CHICAGO -- Captains of industry. Lords of the jungle. Masters of the universe. Men will virtually knock each other down to be first except when it comes to fashion. Yet if nomenclature has anything to do with it, then the latest men's trend world-class style might at least catch the attention of those with Olympian obsessions.

Although it has the ring of a sporting event, world-class style actually represents a truce among rivaling fashion camps. "It use to be that the Japanese were known for their slick, hard fabrics, the English for their tweeds and nipped-in suit coats, the Italians for exaggerated shoulders and the Americans for soft shoulders. Now everyone is emerging with very similar (business) suit models," says Kenneth Hoffman, president and CEO of Hart Schaffner & Marx, a Chicago-based men's apparel manufacturer.

The expansion of global communications and the relaxing of designers' egos have sparked this compromise. "Today we are world citizens," observes Joseph Abboud, an American men's apparel designer. "It use to take much longer for fashion news to travel from country to country, but with news services like CNN, this is no longer true today."

"American designers are spending more time in Europe and Europeans are taking a closer look at what Americans are doing," theorizes Chip Tolbert, fashion director at the Men's Fashion Association in New York. "The world-class look is the most important step in the evolution of men's wear in at least 15 years."

"Usually any change in men's apparel is subtle the rise or lowering of a button, a leaning to or away from double-breasted jackets," says Shawny Burns, director of fashion for Bloomingdale's branch stores. "But world-class style is an entire head-to-toe silhouette change,"

Key elements of the world-class suit are:

* Wider shoulders: Suit jackets use to average about 18.5 inches from shoulder to shoulder, now they span up to 22 inches.

* Lower button stance on jackets, showing off more of the shirt and tie.

* Fabrics that drape more. Traditional patterns such as herringbones and tweeds are still around, but now there are lighter weights and unexpected colors such as petrol blues, olive and taupes.

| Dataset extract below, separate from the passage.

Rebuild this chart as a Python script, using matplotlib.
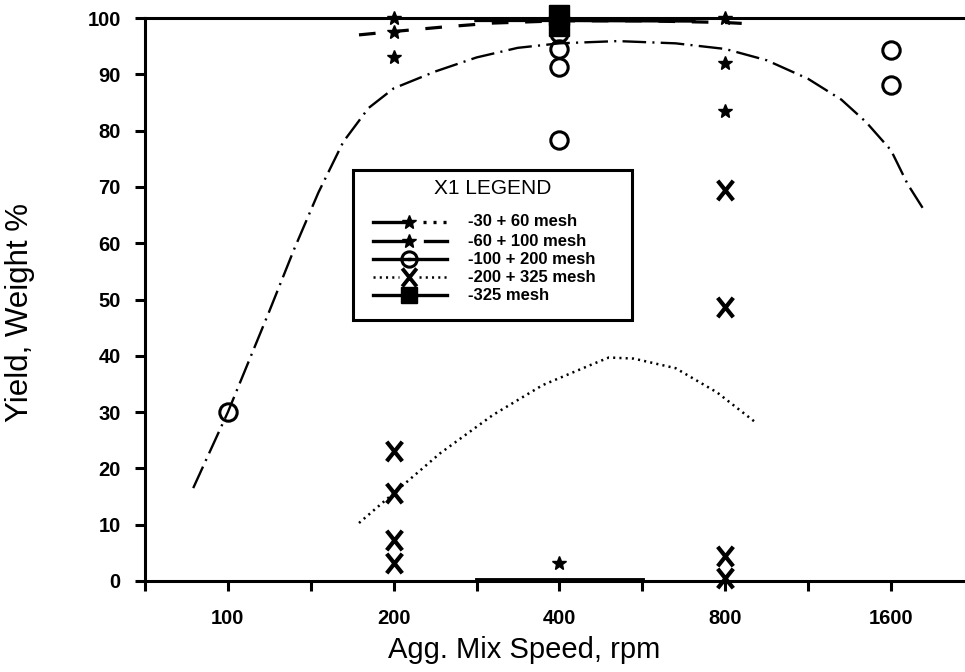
import matplotlib
matplotlib.use('Agg')
import matplotlib.pyplot as plt
from matplotlib.lines import Line2D
from matplotlib.patches import Rectangle
from matplotlib.path import Path
from matplotlib.transforms import Affine2D
from matplotlib.ticker import FixedLocator, NullFormatter, FixedFormatter

plt.rcParams['font.family'] = ['Liberation Sans', 'DejaVu Sans']
plt.rcParams['lines.scale_dashes'] = False

# ---------------- data ----------------
x_ticks = [100, 200, 400, 800, 1600]
x_tick_labels = ['100', '200', '400', '800', '1600']
x_minor = [70.71, 141.4, 282.8, 565.7, 1131.4]
y_ticks = [0, 10, 20, 30, 40, 50, 60, 70, 80, 90, 100]

# -30 + 60 mesh (stars)
s3060_x = [200, 200, 400, 800, 800]
s3060_y = [100, 93, 3.2, 92, 83.5]
s3060_line_x = [283, 566]
s3060_line_y = [0.2, 0.2]

# -60 + 100 mesh (stars) and its dashed curve
s60100_x = [200, 800]
s60100_y = [97.5, 100]
c60100_x = [173, 200, 246, 303, 400, 566, 800, 913]
c60100_y = [97.0, 97.6, 98.4, 99.1, 99.5, 99.5, 99.2, 98.9]

# -100 + 200 mesh (circles) and its dash-dot curve
o_x = [100, 400, 400, 400, 400, 1600, 1600]
o_y = [30, 78.3, 91.3, 94.5, 97.4, 94.3, 88.1]
c100200_x = [86.5, 100, 107, 119, 132, 146, 162, 180, 200, 238, 283, 336,
             400, 510, 650, 800, 951, 1131, 1300, 1442, 1600, 1715, 1850]
c100200_y = [16.5, 30, 37, 48, 59, 69, 78, 84, 87.5, 90.5, 93, 94.7,
             95.5, 95.9, 95.5, 94.5, 92.5, 89.2, 85.5, 81.5, 76.5, 70.5, 65.4]

# -200 + 325 mesh (X) and its dotted curve
x_x = [200, 200, 200, 200, 800, 800, 800, 800]
x_y = [23.1, 15.6, 7.3, 3.2, 69.4, 48.7, 4.5, 0.5]
c200325_x = [173, 200, 243, 303, 373, 459, 492, 546, 650, 773, 913]
c200325_y = [10.3, 15.6, 22.7, 29.5, 34.8, 38.5, 39.7, 39.5, 37.8, 33.5, 28]

# -325 mesh (squares) and its solid line
sq_x = [400, 400]
sq_y = [100.5, 98.6]
c325_x = [283, 400, 700]
c325_y = [99.7, 99.7, 99.6]

legend_title = 'X1 LEGEND'
legend_labels = ['-30 + 60 mesh', '-60 + 100 mesh', '-100 + 200 mesh',
                 '-200 + 325 mesh', '-325 mesh']

# ---------------- styles ----------------
DASHDOT = (0, (17, 4.5, 1.5, 4.5))
DOTTED = (0, (1.5, 3))
DASHED = (0, (12, 12))
XMARK = Path([(-0.40, -0.5), (0.40, 0.5), (-0.40, 0.5), (0.40, -0.5)],
             [Path.MOVETO, Path.LINETO, Path.MOVETO, Path.LINETO])

W, H = 965, 672
fig = plt.figure(figsize=(W / 100, H / 100), dpi=100)
ax = fig.add_axes([145 / W, 1 - 581 / H, 1 - 145 / W, (581 - 18) / H])

ax.set_xscale('log', base=2)
ax.set_xlim(70.71, 2180)
ax.set_ylim(0, 100)

# curves
ax.plot(c100200_x, c100200_y, color='k', lw=1.7, ls=DASHDOT, zorder=2)
ax.plot(c200325_x, c200325_y, color='k', lw=1.8, ls=DOTTED, zorder=2)
ax.plot(c60100_x, c60100_y, color='k', lw=2.3, ls=DASHED, zorder=2)
ax.plot(c325_x, c325_y, color='k', lw=3.5, ls='-', zorder=2, clip_on=False)
ax.plot(s3060_line_x, s3060_line_y, color='k', lw=3.5, ls='-', zorder=2, clip_on=False)

# markers
ax.plot(s3060_x, s3060_y, ls='none', marker='*', ms=10, color='k', clip_on=False, zorder=4)
ax.plot(s60100_x, s60100_y, ls='none', marker='*', ms=10, color='k', clip_on=False, zorder=4)
ax.plot(o_x, o_y, ls='none', marker='o', ms=12.5, mfc='none', mec='k', mew=2.2,
        clip_on=False, zorder=4)
ax.plot(x_x, x_y, ls='none', marker=XMARK, ms=14, mfc='none', mec='k', mew=3,
        clip_on=False, zorder=4)
ax.plot(sq_x, sq_y, ls='none', marker='s', ms=14, color='k', clip_on=False, zorder=5)

# axes styling
for side in ['left', 'bottom', 'top']:
    ax.spines[side].set_linewidth(2.2)
ax.spines['right'].set_visible(False)

ax.xaxis.set_major_locator(FixedLocator(x_ticks))
ax.xaxis.set_major_formatter(FixedFormatter(x_tick_labels))
ax.xaxis.set_minor_locator(FixedLocator(x_minor))
ax.xaxis.set_minor_formatter(NullFormatter())
ax.set_yticks(y_ticks)
ax.tick_params(axis='both', which='both', direction='out', length=7.5, width=2.2,
               top=False, right=False, labelsize=14.5)
ax.tick_params(axis='x', which='major', pad=13)
ax.tick_params(axis='y', which='major', pad=10)
for lab in ax.get_xticklabels() + ax.get_yticklabels():
    lab.set_fontweight('bold')

ax.set_xlabel('Agg. Mix Speed, rpm', fontsize=21)
ax.set_ylabel('Yield, Weight %', fontsize=22.5)
ax.xaxis.set_label_coords((524 - 145) / 820, (581 - 636) / 563)
ax.yaxis.set_label_coords((35 - 145) / 820, (581 - 313) / 563)

# ---------------- legend (drawn in pixel coordinates) ----------------
pix = Affine2D().scale(1 / W, -1 / H).translate(0, 1) + fig.transFigure
box_l, box_t, box_r, box_b = 353, 170, 632, 320
fig.add_artist(Rectangle((box_l, box_t), box_r - box_l, box_b - box_t,
                         transform=pix, facecolor='white', edgecolor='k',
                         lw=2.2, zorder=10))
fig.text(493, 189, legend_title, transform=pix, fontsize=15,
         ha='center', va='center', zorder=11)

row_y = [222, 241, 259, 277, 295]
hx0, hxm, hx1, tx = 373, 409, 447, 468
handles = [
    dict(left='-', right=(0, (2.2, 5)), marker='*', ms=10, mfc='k', mew=1, lw=2.4,
         lstop=404, rstart=423),
    dict(left='-', right='-', marker='*', ms=10, mfc='k', mew=1, lw=2.4,
         lstop=404, rstart=425),
    dict(left='-', right='-', marker='o', ms=11, mfc='none', mew=2.2, lw=2.4,
         lstop=hxm, rstart=hxm),
    dict(left=DOTTED, right=DOTTED, marker=XMARK, ms=13, mfc='none', mew=2.8,
         lw=1.8, lstop=399, rstart=419),
    dict(left='-', right='-', marker='s', ms=12, mfc='k', mew=1, lw=2.4,
         lstop=hxm, rstart=hxm),
]
for y, h, lab in zip(row_y, handles, legend_labels):
    fig.add_artist(Line2D([hx0, h['lstop']], [y, y], transform=pix, color='k',
                          lw=h['lw'], ls=h['left'], zorder=11))
    fig.add_artist(Line2D([h['rstart'], hx1], [y, y], transform=pix, color='k',
                          lw=h['lw'], ls=h['right'], zorder=11))
    fig.add_artist(Line2D([hxm], [y], transform=pix, ls='none', marker=h['marker'],
                          ms=h['ms'], mfc=h['mfc'], mec='k', mew=h['mew'], zorder=12))
    fig.text(tx, y, lab, transform=pix, fontsize=12, fontweight='bold',
             ha='left', va='center', zorder=12)

fig.savefig('out.png', dpi=100)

* Fuller, pleated pants similar to those worn by Cary Grant during the '50s, although not as extreme.

RTC * Pleats on pants and lots of them. We're talking three and four pleats per side.

* Distinctive accessories the more color the better, particularly in ties. There's a kaleidoscope of new hues, including kiwi, mustard and burnt orange in a variety of floral, abstract and reto patterns.

The fashion industry touts comfort as one of the major drawing cards of world-class style suit jackets have wider shoulders with roomier armholes and chest cavities. Pants have fuller legs. "The look is far from sloppy, but is a much looser, easier fit men don't want to be in a straight jacket," says Bloomingdale's Burns.

"Just because a man is dressed up doesn't mean he has to be uptight," says Abboud, who is considered to best exemplify world-class style among American designers.